We create a Spiking Neural Network (SNN) architecture based on transforming the dynamics – Unstable Periodic Orbits (UPOs) – of a chaotic spiking neuron model to Neuronal Groups composed from Resonant Neurons. An input fed to the SNN will activate one of its neuronal groups. An activated neuronal group represents ‘memory’ or a neural state of the SNN. By exploiting a fundamental principle in chaos theory, which is Chaotic Sensitivity upon Initial Conditions, in conjunction with chaos control, we show that similar inputs, when fed separately to the SNN, will always activate the same neuronal group and different inputs will activate different neuronal groups. In addition, we show that differences between the system responses (i.e. neuronal groups) are proportional to differences between inputs. These features make the system suitable for input discrimination; we give an example of discerning human physical actions.
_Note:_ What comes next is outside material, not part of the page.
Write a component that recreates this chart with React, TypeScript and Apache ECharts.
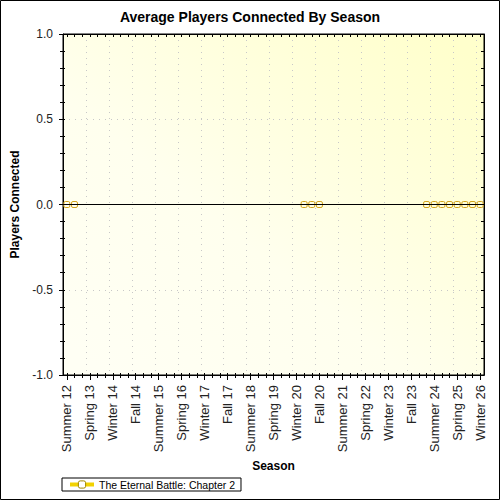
import React, { useEffect, useRef } from "react";
import * as echarts from "echarts";

const categories: string[] = [
  "Summer 12", "Fall 12", "Winter 13", "Spring 13", "Summer 13", "Fall 13", "Winter 14", "Spring 14",
  "Summer 14", "Fall 14", "Winter 15", "Spring 15", "Summer 15", "Fall 15", "Winter 16", "Spring 16",
  "Summer 16", "Fall 16", "Winter 17", "Spring 17", "Summer 17", "Fall 17", "Winter 18", "Spring 18",
  "Summer 18", "Fall 18", "Winter 19", "Spring 19", "Summer 19", "Fall 19", "Winter 20", "Spring 20",
  "Summer 20", "Fall 20", "Winter 21", "Spring 21", "Summer 21", "Fall 21", "Winter 22", "Spring 22",
  "Summer 22", "Fall 22", "Winter 23", "Spring 23", "Summer 23", "Fall 23", "Winter 24", "Spring 24",
  "Summer 24", "Fall 24", "Winter 25", "Spring 25", "Summer 25", "Fall 25", "Winter 26",
];

const playersConnected: (number | null)[] = [
  0, 0, null, null, null, null, null, null, null, null,
  null, null, null, null, null, null, null, null, null, null,
  null, null, null, null, null, null, null, null, null, null,
  null, 0, 0, 0, null, null, null, null, null, null,
  null, null, null, null, null, null, null, 0, 0, 0,
  0, 0, 0, 0, 0,
];

const seriesName = "The Eternal Battle: Chapter 2";
const titleText = "Average Players Connected By Season";
const yMin = -1;
const yMax = 1;

const FONT = "Arial, 'Liberation Sans', sans-serif";

export default function App() {
  const ref = useRef<HTMLDivElement>(null);
  useEffect(() => {
    if (!ref.current) return;
    const chart = echarts.init(ref.current, undefined, { renderer: "svg" });
    const baseCat = {
      type: "category" as const,
      data: categories,
      boundaryGap: true,
      gridIndex: 0,
    };
    chart.setOption({
      animation: false,
      backgroundColor: "#ffffff",
      title: {
        text: titleText,
        left: "center",
        top: 10,
        padding: 0,
        textStyle: { fontFamily: FONT, fontSize: 14, fontWeight: "bold", color: "#000" },
      },
      grid: {
        left: 63,
        top: 34,
        right: 16,
        bottom: 125,
        show: true,
        borderColor: "#000",
        borderWidth: 1,
        backgroundColor: {
          type: "linear",
          x: 0.1,
          y: 1,
          x2: 1,
          y2: 0.1,
          colorStops: [
            { offset: 0, color: "#FFFFF4" },
            { offset: 0.4, color: "#FFFFEE" },
            { offset: 1, color: "#FFFFCC" },
          ],
        },
      },
      legend: {
        left: 62,
        top: 478,
        padding: [1, 6, 1, 6],
        borderColor: "#000",
        borderWidth: 1,
        borderRadius: 0,
        itemWidth: 24,
        itemHeight: 9,
        itemGap: 6,
        textStyle: { fontFamily: FONT, fontSize: 10.5, color: "#000" },
        lineStyle: { color: "#F2D200", width: 4 },
        itemStyle: { color: "#ffffff", borderColor: "#A08800", borderWidth: 1 },
        data: [{ name: seriesName }],
      },
      xAxis: [
        {
          ...baseCat,
          position: "bottom",
          axisLine: { show: true, onZero: false, lineStyle: { color: "#000", width: 1 } },
          axisTick: { show: true, interval: 0, alignWithLabel: true, length: 3, lineStyle: { color: "#000" } },
          axisLabel: { show: false },
          splitLine: { show: false },
        },
        {
          ...baseCat,
          position: "bottom",
          name: "Season",
          nameLocation: "middle",
          nameGap: 84,
          nameTextStyle: { fontFamily: FONT, fontSize: 12, fontWeight: "bold", color: "#000" },
          axisLine: { show: false, onZero: false },
          axisTick: { show: true, interval: 2, alignWithLabel: true, length: 5, lineStyle: { color: "#000" } },
          axisLabel: {
            show: true,
            interval: 2,
            rotate: 90,
            margin: 10,
            fontFamily: FONT,
            fontSize: 13,
            color: "#222",
          },
          splitLine: {
            show: true,
            interval: 2,
            lineStyle: { color: "#C8C8C8", type: [1, 5], width: 1 },
          },
        },
        {
          ...baseCat,
          position: "top",
          axisLine: { show: true, onZero: false, lineStyle: { color: "#000", width: 1 } },
          axisTick: { show: true, inside: true, interval: 0, alignWithLabel: true, length: 3, lineStyle: { color: "#000" } },
          axisLabel: { show: false },
          splitLine: { show: false },
        },
        {
          ...baseCat,
          position: "bottom",
          axisLine: { show: true, onZero: false, lineStyle: { color: "#000", width: 1 } },
          axisTick: { show: true, inside: true, interval: 0, alignWithLabel: true, length: 2, lineStyle: { color: "#000" } },
          axisLabel: { show: false },
          splitLine: { show: false },
        },
        {
          ...baseCat,
          position: "bottom",
          z: 5,
          axisLine: { show: true, onZero: true, onZeroAxisIndex: 0, lineStyle: { color: "#000", width: 1 } },
          axisTick: { show: false },
          axisLabel: { show: false },
          splitLine: { show: false },
        },
      ],
      yAxis: [
        {
          type: "value",
          position: "left",
          min: yMin,
          max: yMax,
          interval: 0.5,
          name: "Players Connected",
          nameLocation: "middle",
          nameGap: 40,
          nameTextStyle: { fontFamily: FONT, fontSize: 12, fontWeight: "bold", color: "#000" },
          axisLine: { show: true, onZero: false, lineStyle: { color: "#000" } },
          axisTick: { show: true, length: 4, lineStyle: { color: "#000" } },
          minorTick: { show: true, splitNumber: 5, length: 3, lineStyle: { color: "#000" } },
          axisLabel: {
            fontFamily: FONT,
            fontSize: 12,
            color: "#222",
            margin: 10,
            formatter: (v: number) => v.toFixed(1),
          },
          splitLine: { show: true, lineStyle: { color: "#C8C8C8", type: [1, 5], width: 1 } },
        },
        {
          type: "value",
          position: "right",
          min: yMin,
          max: yMax,
          interval: 0.1,
          axisLine: { show: true, onZero: false, lineStyle: { color: "#000" } },
          axisTick: { show: true, inside: true, length: 3, lineStyle: { color: "#000" } },
          axisLabel: { show: false },
          splitLine: { show: false },
        },
        {
          type: "value",
          position: "left",
          min: yMin,
          max: yMax,
          interval: 0.1,
          axisLine: { show: false, onZero: false },
          axisTick: { show: true, inside: true, length: 2, lineStyle: { color: "#000" } },
          axisLabel: { show: false },
          splitLine: { show: false },
        },
      ],
      series: [
        {
          name: seriesName,
          type: "line",
          xAxisIndex: 0,
          yAxisIndex: 0,
          data: playersConnected,
          connectNulls: false,
          symbol: "roundRect",
          symbolSize: [6, 6],
          showAllSymbol: true,
          color: "#E8C400",
          lineStyle: { color: "#E8C400", width: 1 },
          itemStyle: { color: "rgba(255,255,255,0)", borderColor: "#D4A41C", borderWidth: 1 },
          emphasis: { disabled: true },
        },
      ],
      graphic: [
        {
          type: "rect",
          shape: { x: 0.5, y: 0.5, width: 499, height: 499 },
          style: { fill: "none", stroke: "#000", lineWidth: 1 },
          silent: true,
          z: 100,
        },
      ],
    });
    return () => chart.dispose();
  }, []);
  return (
    <div
      ref={ref}
      style={{ position: "fixed", left: 0, top: 0, width: 500, height: 500 }}
    />
  );
}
More importantly, we study the capacity of the SNN. We show that the number of neuronal groups that can be reached is extremely large; it grows exponentially with the increase of the network size (i.e. number of neurons). This is due to neurons mixing, which allows the same resonant neuron to belong to other neuronal groups and due to the theoretically infinite number of UPOs available in a chaotic system that can be stabilized through chaos control. Also, our work competes with Izhikevich's polychronous groups, so we compare our results to his. We discuss the relevance of the work in the nonlinear sciences and its relation to chaotic neuro-dynamics, cognitive science, neural computation, machine learning and memory modeling including future considerations and open problems.